Today is #GivingTuesday™ (I think you're required to spell it with the hashtag and the trademark).
The idea for this holiday is pretty straightforward: There's a day for shopping like crazy (Black Friday), and a day for shopping online like crazy (Cyber Monday). Why not a day for giving?
I'm all for anything that encourages people to give. But there's a problem with Giving Tuesday: It's not real. It was made up by marketers. It's an attempt to create something that isn't there.
Black Friday and Cyber Monday weren't cooked up by marketers. Both of those days are named for actions lots of real people were already doing. Marketers do their best to connect with those behaviors.
Trying to concoct a new behavior-based "Day" out of thin air is a tall order. You could spend billions promoting it and not any meaningful difference.
I wish the creators of Giving Tuesday had spent some time thinking about actual donor behavior, because they would have realized there's already a "Giving Tuesday." It's on a Monday this year. It's December 31.
Online giving spikes on December 31. It's the largest giving day of the year for most fundraisers online.
Why try to force donors into an artificial behavior, when you could simply observe what they already do and encourage more of them to do more of it? That's how you can really get traction. And revenue.







I couldn't agree with you more.
Posted by: Pamela Grow | 27 November 2012 at 08:36
Jeff Brooks, I've never loved you more. Thanks for articulating the voice in the back of my head that hasn't has time to put together a coherent response or reaction to this. Now I don't have to. I can simply hit "forward."
Posted by: Tina Cincotti | 27 November 2012 at 12:15
"Cyber Monday" was created by marketing companies to persuade people to shop online...

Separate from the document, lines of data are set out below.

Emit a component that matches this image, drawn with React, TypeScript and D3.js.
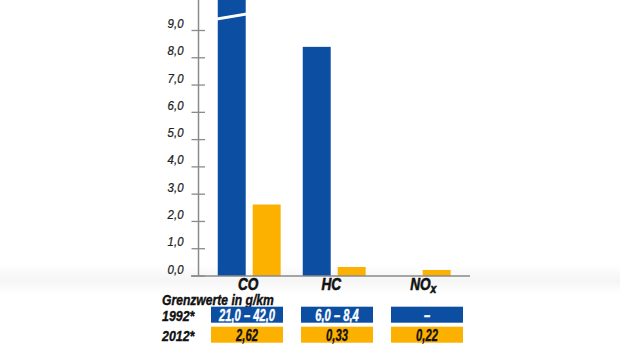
import React from "react";
import * as d3 from "d3";

const categories = ["CO", "HC", "NOx"];
const series = ["1992", "2012"];
// 1992 bars (upper limit of range; CO exceeds axis), null = no value
const values1992: (number | null)[] = [42.0, 8.4, null];
const values2012: number[] = [2.62, 0.33, 0.22];
const yTicks = [0, 1, 2, 3, 4, 5, 6, 7, 8, 9];
const row1992Labels = ["21,0 – 42,0", "6,0 – 8,4", "–"];
const row2012Labels = ["2,62", "0,33", "0,22"];
const rowNames = ["1992*", "2012*"];

const BLUE = "#0b4ea2";
const ORANGE = "#fcb000";
const AXIS = "#8a8a8a";
const FONT = "'Liberation Sans', Arial, sans-serif";

function NText(props: {
  x: number; y: number; sx: number; size: number; anchor?: string; bold?: boolean;
  fill?: string; heavy?: number; children: React.ReactNode;
}) {
  const { x, y, sx, size, anchor = "start", bold = true, fill = "#111", heavy = 0, children } = props;
  return (
    <text
      transform={`translate(${x},${y}) scale(${sx},1)`}
      textAnchor={anchor}
      fontFamily={FONT}
      fontStyle="italic"
      fontWeight={bold ? "bold" : "normal"}
      fontSize={size}
      fill={fill}
      stroke={heavy > 0 ? fill : "none"}
      strokeWidth={heavy}
    >
      {children}
    </text>
  );
}

export default function App() {
  const W = 620, H = 349;
  const y = d3.scaleLinear().domain([0, 9]).range([276, 30.5]);
  const x = d3.scaleBand<string>().domain(categories).range([206.7, 461.7]).paddingInner(0.26).paddingOuter(0.13);
  const xs = d3.scaleBand<string>().domain(series).range([0, x.bandwidth()]).paddingInner(0.2);
  const tx = d3.scaleBand<string>().domain(categories).range([206.5, 467.5]).paddingInner(0.2).paddingOuter(0.05);

  const bar = (v: number, cat: string, s: string, color: string, key: string) => {
    const x0 = (x(cat) ?? 0) + (xs(s) ?? 0);
    const top = Math.max(0, y(v));
    return <rect key={key} x={x0} y={top} width={xs.bandwidth()} height={y(0) - top} fill={color} />;
  };

  const coX = (x("CO") ?? 0) + (xs("1992") ?? 0);
  const bw = xs.bandwidth();

  return (
    <svg width={W} height={H} style={{ position: "absolute", left: 0, top: 0, background: "#fff" }}>
      <defs>
        <linearGradient id="bg" x1="0" y1="0" x2="0" y2="1">
          <stop offset="0" stopColor="#ffffff" />
          <stop offset="0.55" stopColor="#f5f5f5" />
          <stop offset="1" stopColor="#ffffff" />
        </linearGradient>
      </defs>
      <rect x={0} y={264} width={W} height={30} fill="url(#bg)" />
      {/* bars */}
      {categories.map((c, i) => {
        const v = values1992[i];
        return v == null ? null : bar(v, c, "1992", BLUE, "b" + c);
      })}
      {categories.map((c, i) => bar(values2012[i], c, "2012", ORANGE, "o" + c))}
      {/* break mark on CO bar */}
      <polygon
        points={`${coX - 1},${17.5} ${coX + bw + 1},${12.5} ${coX + bw + 1},${15.5} ${coX - 1},${20.5}`}
        fill="#fff"
      />
      {/* axis */}
      <line x1={198.5} x2={198.5} y1={0} y2={y(0)} stroke={AXIS} strokeWidth={1.5} />
      <line x1={191} x2={470} y1={y(0)} y2={y(0)} stroke={AXIS} strokeWidth={1.5} />
      {yTicks.map((t) => (
        <g key={t}>
          <line x1={191.5} x2={205} y1={y(t)} y2={y(t)} stroke={AXIS} strokeWidth={1.3} />
          <NText x={183.5} y={y(t) - 2.5} sx={0.88} size={13} anchor="end" bold={false} fill="#222" heavy={0.25}>
            {d3.format(".1f")(t).replace(".", ",")}
          </NText>
        </g>
      ))}
      {/* category labels */}
      {categories.map((c) => {
        const cx = (x(c) ?? 0) + x.bandwidth() / 2 + (c === "NOx" ? 4 : c === "HC" ? -3 : -1);
        return (
          <NText key={c} x={cx} y={289.8} sx={0.8} size={17} anchor="middle" heavy={0.6}>
            {c === "NOx" ? (
              <>
                NO<tspan fontSize={13} dy={3}>x</tspan>
              </>
            ) : (
              c
            )}
          </NText>
        );
      })}
      <NText x={162} y={304.8} sx={0.82} size={14.8} heavy={0.4}>
        Grenzwerte in g/km
      </NText>
      {/* table */}
      {[row1992Labels, row2012Labels].map((row, r) => {
        const y0 = 306.7 + r * 20;
        const fill = r === 0 ? BLUE : ORANGE;
        const tc = r === 0 ? "#fff" : "#111";
        return (
          <g key={r}>
            <NText x={162} y={y0 + 14} sx={0.8} size={15.5} heavy={0.4}>
              {rowNames[r]}
            </NText>
            {categories.map((c, i) => (
              <g key={c}>
                <rect x={tx(c)} y={y0} width={tx.bandwidth()} height={16} fill={fill} />
                <NText x={(tx(c) ?? 0) + tx.bandwidth() / 2} y={y0 + 14} sx={0.7} size={16} anchor="middle" fill={tc} heavy={0.35}>
                  {row[i]}
                </NText>
              </g>
            ))}
          </g>
        );
      })}
    </svg>
  );
}
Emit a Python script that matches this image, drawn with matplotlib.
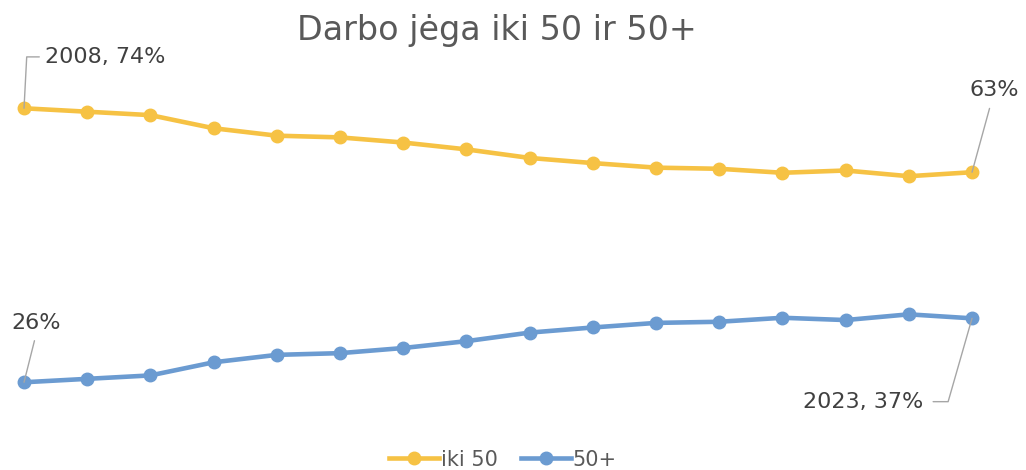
import matplotlib.pyplot as plt

# Labour force share by age group, %
years = list(range(2008, 2024))
under_50 = [74.0, 73.4, 72.8, 70.5, 69.2, 68.9, 68.0, 66.8, 65.3, 64.4, 63.6, 63.4, 62.7, 63.1, 62.1, 62.8]
over_50 = [round(100 - v, 1) for v in under_50]

yellow = '#F6C244'
blue = '#6B9BD1'
txt = '#404040'

fig = plt.figure(figsize=(10.26, 4.70), dpi=100)
ax = fig.add_axes([0, 0, 1, 1])
ax.plot(years, under_50, color=yellow, lw=3.3, marker='o', ms=9, label='iki 50')
ax.plot(years, over_50, color=blue, lw=3.3, marker='o', ms=9, label='50+')
ax.set_xlim(2007.62, 2023.854)
ax.set_ylim(10.63, 92.97)
ax.axis('off')

fig.text(0.484, 0.935, 'Darbo jėga iki 50 ir 50+', ha='center', va='center',
         fontsize=24, color='#595959')

lead = dict(arrowstyle='-', color='#A6A6A6', lw=1, shrinkA=2, shrinkB=0)

# end-point labels
ax.annotate(f'{years[0]}, {under_50[0]:.0f}%', xy=(years[0], under_50[0]),
            xytext=(15, 37), textcoords='offset points', ha='left', va='center',
            fontsize=16, color=txt,
            arrowprops=dict(lead, relpos=(0, 0.5),
                            connectionstyle='angle,angleA=0,angleB=87,rad=0'))
ax.annotate(f'{under_50[-1]:.0f}%', xy=(years[-1], under_50[-1]),
            xytext=(16, 59), textcoords='offset points', ha='center', va='center',
            fontsize=16, color=txt,
            arrowprops=dict(lead, relpos=(0.45, 0), shrinkA=4))
ax.annotate(f'{over_50[0]:.0f}%', xy=(years[0], over_50[0]),
            xytext=(9, 43), textcoords='offset points', ha='center', va='center',
            fontsize=16, color=txt,
            arrowprops=dict(lead, relpos=(0.5, 0), shrinkA=4))
ax.annotate(f'{years[-1]}, {over_50[-1]:.0f}%', xy=(years[-1], over_50[-1]),
            xytext=(-35, -60), textcoords='offset points', ha='right', va='center',
            fontsize=16, color=txt,
            arrowprops=dict(lead, relpos=(1, 0.5), shrinkA=5,
                            connectionstyle='angle,angleA=0,angleB=74,rad=0'))

leg = fig.legend(loc='center', bbox_to_anchor=(0.49, 0.022), ncol=2, frameon=False,
                 fontsize=15, handlelength=2.4, handletextpad=0.1, columnspacing=1.1,
                 labelcolor='#595959')

fig.savefig('out.png', dpi=100)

"Black Friday" was never the busiest shopping day of the year until marketers started selling it as so...
Just sayin' my friend.
Posted by: Seth | 27 November 2012 at 12:30
Hey Jeff -- I completely agree that it's so difficult to create movement or shape behavior. The only difference I have with you is that if there's a little momentum for Giving Tuesday, why not swim in that current? It's early in the day, but our clients are seeing some nice lifts in online giving so far today. And since all the push has been social and online with no changing of existing plans it's possible that this little uptick is all new donations. We'll see when we total out the year!
Great thinking as always.
st
Posted by: Steve Thomas | 27 November 2012 at 12:44
It seems to me that 'Giving Tuesday' was thought up as an antidote to mindless consumerism void of any meaning. That said, you're right, December 31 is the day-of-all-days for charitable giving. In fact, according to Network for Good, 15% of all giving in December happens on the last day of the year, and mostly within 7 hours in midday. Here's the link: http://s-im.us/givingdec31. --Happy Holidays
Posted by: Filiberto Gonzalez | 27 November 2012 at 15:11
I agree with the point that Giving Tuesday has the potential to be hollow and trite, and obviously also with the point that December 31 is already the biggest giving day of the year. Further, there's no denying that Giving Tuesday was a dreamt-up idea, although to be fair it was created by marketers hired by nonprofits, not by marketers.
What I'd offer, though, is that there's really nothing good about the biggest giving day of the year being the LAST day of the year. I applaud *any* effort to try to shift that giving earlier in the year. I'm not sure I understand the downside.
Further, with the incessant drone of BUY-BUY-BUY that now starts weeks before Thanksgiving and floods every single media channel, I like the idea of trying to mesh in some other message -- if only for balance.